ART iT: People often talk about the idea of poetics and politics in your work, but for me, in light of Cuauhtémoc’s discourse, the “Rehearsal” series also becomes polemical. Between the poetics and politics, there’s also polemics, where you’re making a specific critique about conditions in Latin America, and this is also reflected in the situations you created for the works and the way that you staged them.

FA: I was critical, because I was angry at what was going on. But I hope it’s not just that either. I think the word polemical applies when you bring it back to the occasion, which is very important. It’s a response to a specific situation. You try to respond to and address one aspect of what’s happening in a specific place at a particular moment, but you also try to create a story that doesn’t need all that referential information in order to exist. When you work locally and present it locally, it will be read one way, yet when it’s exported elsewhere, it falls under different parameters of reading, and the work still needs to have a life of its own; maybe that’s where the allegorical function enters.
I think there are several lives to a project. Some projects only manage to survive locally. Some projects when exported can lose their original meaning and evolve into something else, which can be a slippery process. Re-enactments (2000), [in which Alÿs carried a gun through the streets of Mexico City], is a good example. The work was about my own practice and doubts about my relation to video documentation. Mexico at the time did not have the association with violence it has sadly acquired nowadays; it was more like any other metropolis. But the vague connotation of violence that developed since then has introduced a different reading to the work that was far from my original intent. There’s nothing much I can do. I can tell the story, and I think more than anything it illustrates the independent life any project takes once you pass it on to the others. The viewer will see what he wants to see and will inevitably be influenced by the echo the place has at the moment he’s watching it, which could be 15 years later.
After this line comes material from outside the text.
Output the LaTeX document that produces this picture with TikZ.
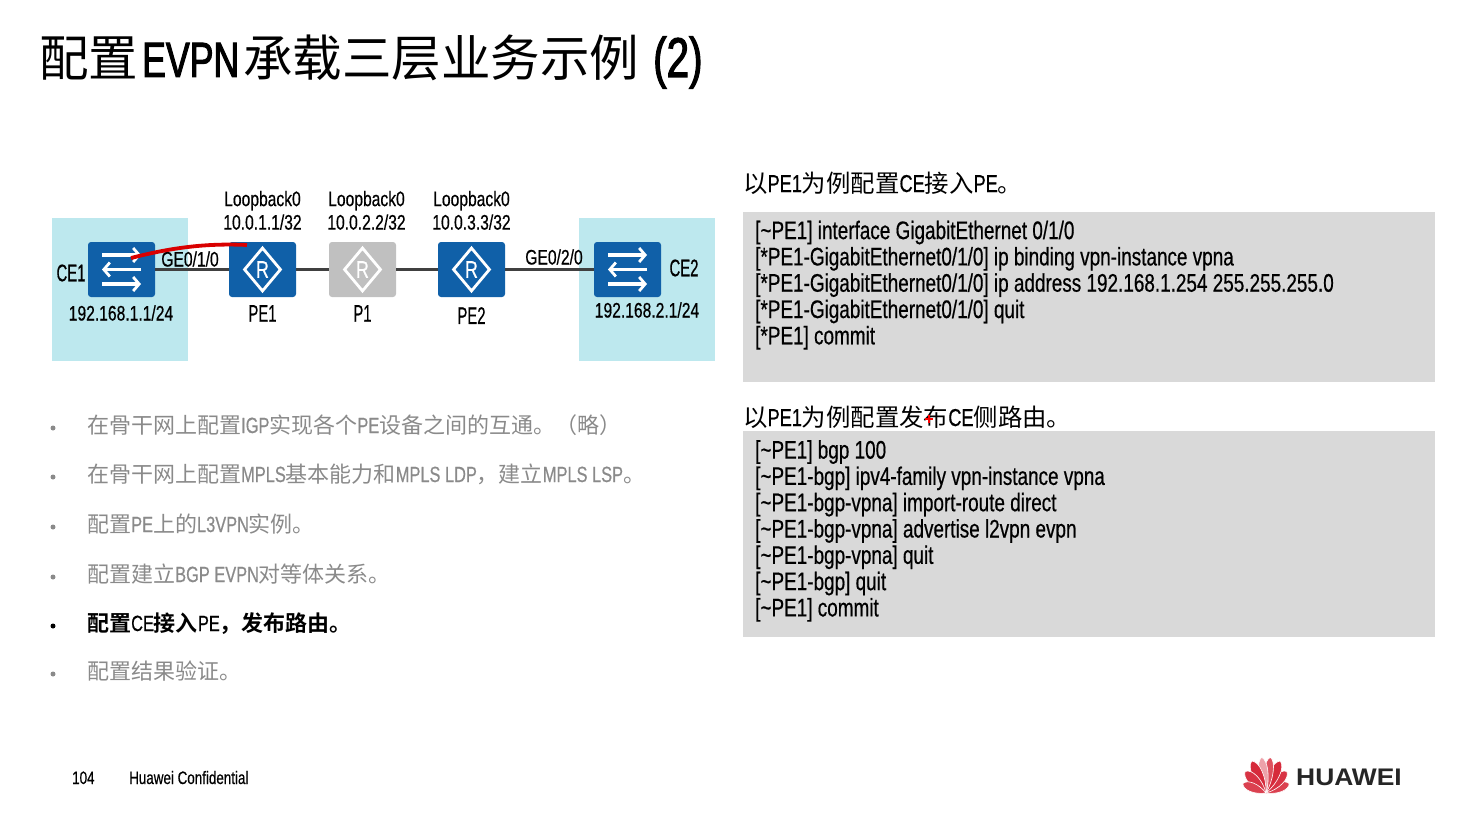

Getting back to the “Rehearsals,” they were probably one of the most time- and place-specific episodes on which I’ve worked, addressing a turning point in Latin America’s history. At the time Latin America was not a “fast growing economy.” We’re talking about the Salinas years in Mexico, which is the biggest fraud that ever happened in Mexican history in terms of making a whole population believe that Mexico was entering the so-called “First World.” NAFTA turned out to be nothing more than paper, and cost billions to Mexico for the vanity of belonging to the First-World club.
Yet the planet has changed an awful lot since. The whole balance and concept of progress has become quite different. Formally and allegorically, yes, something remains, and people now tend to read the “Rehearsals” more from a human perspective, as a kind of Sisyphus story, while the context and the occasion have been lost in the discourse, which could be a good thing. I haven’t talked about this work in a long time, and it’s interesting you bring it up. Again, I would have to reinsert myself into the moment when I felt the urge to make it, and then see how relevant it still is, or consider whether the situation has evolved in such a way that there is another story to be told.

From Tokyo, “Francis Alÿs” tours to the Hiroshima City Museum of Contemporary Art, opening October 26 and continuing through January 26, 2014.